Fifth, the residents and specialists in anesthesia that received the questionnaire were trained in a department that is dealing with perioperative hypothermia for more than fifteen years. This may have increased the awareness for perioperative hypothermia and may have positively influenced the results.

A last limitation of every software program based on physiological equations is the fact that the results will fit the mean of the clinical data much better than the data of an individual patient. On the other hand, it has to be respected that even invasive measurements of the core temperature like bladder temperature can result in a bias of −0.46°C and limits of agreement up to ±0.9°C [24] when compared to esophageal temperature by the Bland and Altman method. It cannot be expected that simulation software could have better precision for the prediction of core temperature than different invasive core temperature methods.

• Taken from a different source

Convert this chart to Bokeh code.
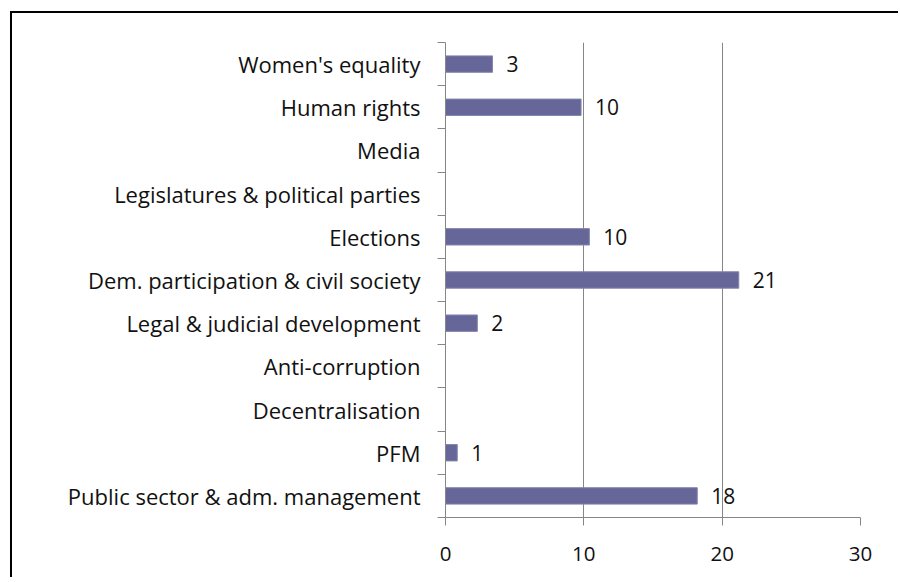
from bokeh.plotting import figure
from bokeh.models import FixedTicker, ColumnDataSource
from bokeh.core.properties import value
from bokeh.embed import file_html
from bokeh.resources import INLINE

# data (top to bottom as shown)
categories = [
    "Women's equality",
    "Human rights",
    "Media",
    "Legislatures & political parties",
    "Elections",
    "Dem. participation & civil society",
    "Legal & judicial development",
    "Anti-corruption",
    "Decentralisation",
    "PFM",
    "Public sector & adm. management",
]
values = [3.4, 9.8, 0, 0, 10.4, 21.2, 2.3, 0, 0, 0.85, 18.2]
x_ticks = [0, 10, 20, 30]

FONT = "Open Sans"
TEXT_COLOR = "#111111"
AXIS_COLOR = "#868686"
BAR_COLOR = "#666699"

n = len(categories)
ys = [n - i - 0.5 for i in range(n)]
bars = ColumnDataSource(dict(
    y=[y for y, v in zip(ys, values) if v > 0],
    v=[v for v in values if v > 0],
    lab=[f"{v:.0f}" for v in values if v > 0],
))

W, H = 888, 566
p = figure(width=W, height=H, x_range=(0, 30), y_range=(0, n),
           output_backend="svg", toolbar_location=None,
           min_border_left=433, min_border_top=29,
           min_border_right=W - 433 - 415, min_border_bottom=H - 29 - 475)
p.styles = {"border-left": "2px solid black", "border-top": "2px solid black",
            "margin-left": "10px", "margin-top": "11px"}
p.outline_line_color = None
p.background_fill_color = "white"
p.border_fill_color = "white"

p.hbar(y="y", right="v", left=0, height=0.38, source=bars,
       fill_color=BAR_COLOR, line_color="#8585b0", line_width=1)
p.text(x="v", y="y", text="lab", source=bars, x_offset=14,
       text_align="left", text_baseline="middle",
       text_font=value(FONT), text_font_size="21px", text_color=TEXT_COLOR)

xa = p.xaxis[0]
xa.ticker = FixedTicker(ticks=x_ticks)
xa.axis_line_color = AXIS_COLOR
xa.major_tick_line_color = AXIS_COLOR
xa.major_tick_out = 8
xa.major_tick_in = 0
xa.minor_tick_line_color = None
xa.major_label_standoff = 21
xa.major_label_text_font = FONT
xa.major_label_text_font_size = "20.5px"
xa.major_label_text_color = TEXT_COLOR

ya = p.yaxis[0]
ya.ticker = FixedTicker(ticks=ys, minor_ticks=list(range(n + 1)))
ya.major_label_overrides = {y: c for y, c in zip(ys, categories)}
ya.axis_line_color = AXIS_COLOR
ya.major_tick_line_color = None
ya.major_tick_out = 0
ya.major_tick_in = 0
ya.minor_tick_line_color = AXIS_COLOR
ya.minor_tick_out = 8
ya.minor_tick_in = 0
ya.major_label_standoff = 17
ya.major_label_text_font = FONT
ya.major_label_text_font_size = "22px"
ya.major_label_text_color = TEXT_COLOR

p.xgrid.grid_line_color = AXIS_COLOR
p.xgrid.grid_line_width = 1
p.ygrid.grid_line_color = None

open("out.html", "w").write(file_html(p, INLINE))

Several thermodynamic models have been developed in the last several years. However, these models are very specific, for example, for procedures with pneumoperitoneum [25], for trauma patients [26, 27], for damage control surgery in trauma patients [28], or during cardiac surgery with cardiopulmonary bypass [29]. In principle, the more specific such a thermodynamic model is and the more detailed variables are included in the algorithms, the better the precision. However, this increases the complexity of the handling of the software and decreases the usability. Further work on the Thermosim software is desirable and should decrease the complexity of the handling to make it easier to use.

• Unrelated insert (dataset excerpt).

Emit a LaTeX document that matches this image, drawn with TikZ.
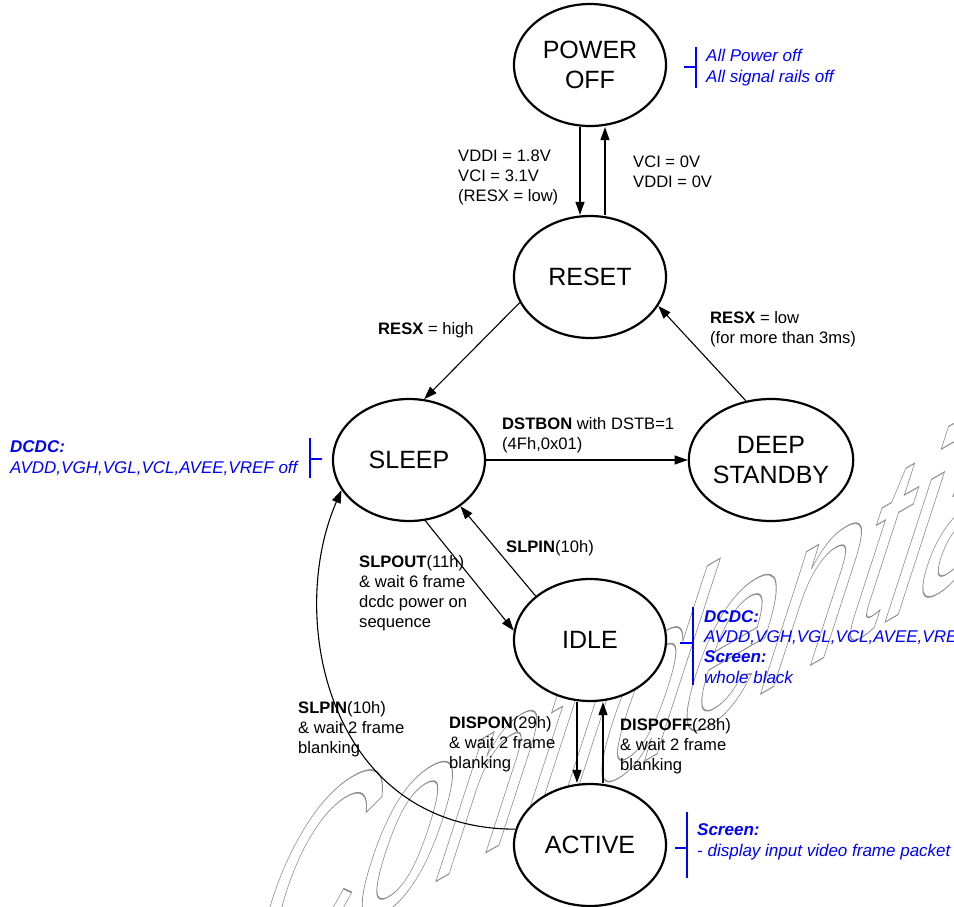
\documentclass[tikz,border=0pt]{standalone}
\usepackage{fontspec}
\setmainfont{Liberation Sans}
\usetikzlibrary{shapes.geometric,arrows.meta}
\begin{document}
\begin{tikzpicture}[x=1pt,y=-1pt,
  stnode/.style={ellipse,draw,line width=2.2pt,fill=white,minimum width=152pt,minimum height=122pt,inner sep=0pt,align=center,font=\fontsize{25}{30}\selectfont},
  arr/.style={line width=1.1pt,-{Triangle[length=13pt,width=9pt]}},
  lbl/.style={inner sep=0pt,anchor=base west,align=left,font=\fontsize{16.6}{19.8}\selectfont},
  note/.style={inner sep=0pt,anchor=base west,align=left,text=blue,font=\fontsize{17}{20.3}\selectfont\itshape},
  brk/.style={blue,line width=1.4pt},
  wm/.style={text=black!45,inner sep=0pt,font=\fontsize{190}{190}\selectfont}
]
\useasboundingbox (0,0) rectangle (954,906);
% watermark
\node[wm,rotate=30,xslant=1.11,xscale=0.91,transform shape,anchor=base west] (wmark) at (234,998)
  {\special{pdf:literal direct 1 Tr 1 w}Confidential\special{pdf:literal direct 0 Tr}};

% states
\node[stnode] (poweroff) at (590,65) {POWER\\OFF};
\node[stnode] (reset) at (590,277) {RESET};
\node[stnode] (sleep) at (409,460) {SLEEP};
\node[stnode] (deep) at (771,460) {DEEP\\STANDBY};
\node[stnode] (idle) at (590,640) {IDLE};
\node[stnode] (active) at (590,845) {ACTIVE};

% transitions
\draw[arr] ([xshift=-10pt]poweroff.south) -- ([xshift=-10pt]reset.north);
\draw[arr] ([xshift=15pt]reset.north) -- ([xshift=15pt]poweroff.south);
\draw[arr] (reset.200) -- (sleep.76);
\draw[arr] (deep.113) -- (reset.337);
\draw[arr] (sleep.east) -- (deep.west);
\draw[arr] (sleep.285) -- (idle.173);
\draw[arr] (idle.141) -- (sleep.318);
\draw[arr] ([xshift=-13pt]idle.south) -- ([xshift=-13pt]active.north);
\draw[arr] ([xshift=13pt]active.north) -- ([xshift=13pt]idle.south);
\draw[arr] (active.168) .. controls (330,829) and (285,620) .. (sleep.204);

% transition labels (anchor = baseline of last line)
\node[lbl] (l1) at (458,201) {VDDI = 1.8V\\VCI = 3.1V\\(RESX = low)};
\node[lbl] (l2) at (633,187) {VCI = 0V\\VDDI = 0V};
\node[lbl] (l3) at (378,334) {\textbf{RESX} = high};
\node[lbl] (l4) at (710,343) {\textbf{RESX} = low\\(for more than 3ms)};
\node[lbl] (l5) at (502,449) {\textbf{DSTBON} with DSTB=1\\(4Fh,0x01)};
\node[lbl] (l6) at (506,552) {\textbf{SLPIN}(10h)};
\node[lbl] (l7) at (359,627) {\textbf{SLPOUT}(11h)\\\& wait 6 frame\\dcdc power on\\sequence};
\node[lbl] (l8) at (298,753) {\textbf{SLPIN}(10h)\\\& wait 2 frame\\blanking};
\node[lbl] (l9) at (449,768) {\textbf{DISPON}(29h)\\\& wait 2 frame\\blanking};
\node[lbl] (l10) at (620,770) {\textbf{DISPOFF}(28h)\\\& wait 2 frame\\blanking};

% notes
\draw[brk] (696,47) -- (696,88);
\draw[brk] (684,67) -- (696,67);
\node[note] (n1) at (706,82) {All Power off\\All signal rails off};

\draw[brk] (310,438) -- (310,478);
\draw[brk] (310,459) -- (322,459);
\node[note] (n2) at (10,473) {\textbf{DCDC:}\\AVDD,VGH,VGL,VCL,AVEE,VREF off};

\draw[brk] (693,607) -- (693,685);
\draw[brk] (680,643) -- (693,643);
\node[note] (n3) at (704,683) {\textbf{DCDC:}\\AVDD,VGH,VGL,VCL,AVEE,VREF\\\textbf{Screen:}\\whole black};

\draw[brk] (687,812) -- (687,878);
\draw[brk] (675,848) -- (687,848);
\node[note] (n4) at (697,856) {\textbf{Screen:}\\- display input video frame packet};
\end{tikzpicture}
\end{document}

The usefulness of the software could be assessed in a prospective study comparing a clinical protocol versus the thermal management that was planned with the software to prevent hypothermia. The software could also be used as a test tool for quickly evaluating the influences of different thermal management strategies (e.g., change in room temperature, adding a fluid warmer to the forced-air warming system) on perioperative core temperature. This is also a very interesting possibility for the further education and training of residents.

5. Conclusions

Thus, it can be concluded that the software is helpful in predicting which warming method or combination of warming methods is necessary to prevent perioperative hypothermia in patients during major abdominal surgery, because it has a high sensitivity and a high negative predictive value. Thermal treatment of these patients based on the prediction of the software will lead to some overtreatment, but will ensure perioperative normothermia in almost every patient. In order to validate the clinical usefulness of the software, a prospective study including multiple type of surgery is necessary.

Appendix

Diagnostic tests are used to detect diseases. In this study, a positive test result (the software predicts perioperative hypothermia) indicates a prediction of perioperative hypothermia, as defined by a core temperature below 36°C (Table 3). (1) Sensitivity (=a/a + c) describes the proportion of patients with perioperative hypothermia that have a positive test. For example, a sensitivity of 90% indicates that 90% of patients with perioperative hypothermia will have a positive test and that 10% are missed by this test because they have a false negative result. (2) Specificity (=d/b + d) describes the proportion of patients without perioperative hypothermia that have a negative test (the software predicts normothermia). For example, a specificity of 60% indicates that 60% of patients without perioperative hypothermia will have a negative test and that 40% are missed by this test because they have a false positive result. (3) Positive predictive value (=a/a + b) describes the proportion of patients with a positive test that have perioperative hypothermia. For example, a positive predictive value of 60% indicates that 60% of patients with a positive test will have perioperative hypothermia, but 40% will not. (4) Negative predictive value (=d/c + d) describes the proportion of patients with a negative test without perioperative hypothermia. For example, a negative predictive value of 95% indicates that 95% of patients with a negative test will maintain perioperative normothermia, but 5% will not.

Funding

Financial support for this study was provided by departmental sources.

Conflict of Interests

Jochim Koch works for Drägerwerk AG & Co. KGaA, Lübeck, Germany.